Then there is some discussion on possible solutions to this problem.
> Redesigned Compaction
> ---------------------
>
> Key: CASSANDRA-1608
> URL: https://issues.apache.org/jira/browse/CASSANDRA-1608
> Project: Cassandra
> Issue Type: Improvement
> Components: Core
> Reporter: Chris Goffinet
>
> After seeing the I/O issues in CASSANDRA-1470, I've been doing some more
> thinking on this subject that I wanted to lay out.
> I propose we redo the concept of how compaction works in Cassandra. At the
> moment, compaction is kicked off based on a write access pattern, not read
> access pattern. In most cases, you want the opposite. You want to be able to
> track how well each SSTable is performing in the system. If we were to keep
> statistics in-memory of each SSTable, prioritize them based on most accessed,
> and bloom filter hit/miss ratios, we could intelligently group sstables that
> are being read most often and schedule them for compaction. We could also
> schedule lower priority maintenance on SSTable's not often accessed.
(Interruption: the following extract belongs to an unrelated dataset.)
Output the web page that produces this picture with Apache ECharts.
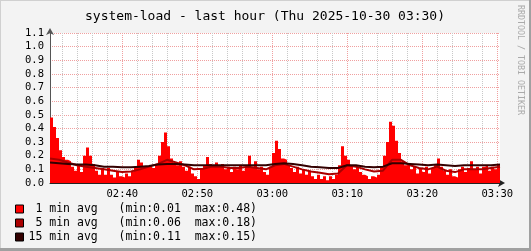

> I also propose we limit the size of each SSTable to a fix sized, that gives
> us the ability to better utilize our bloom filters in a predictable manner.
> At the moment after a certain size, the bloom filters become less reliable.
> This would also allow us to group data most accessed. Currently the size of
> an SSTable can grow to a point where large portions of the data might not
> actually be accessed as often.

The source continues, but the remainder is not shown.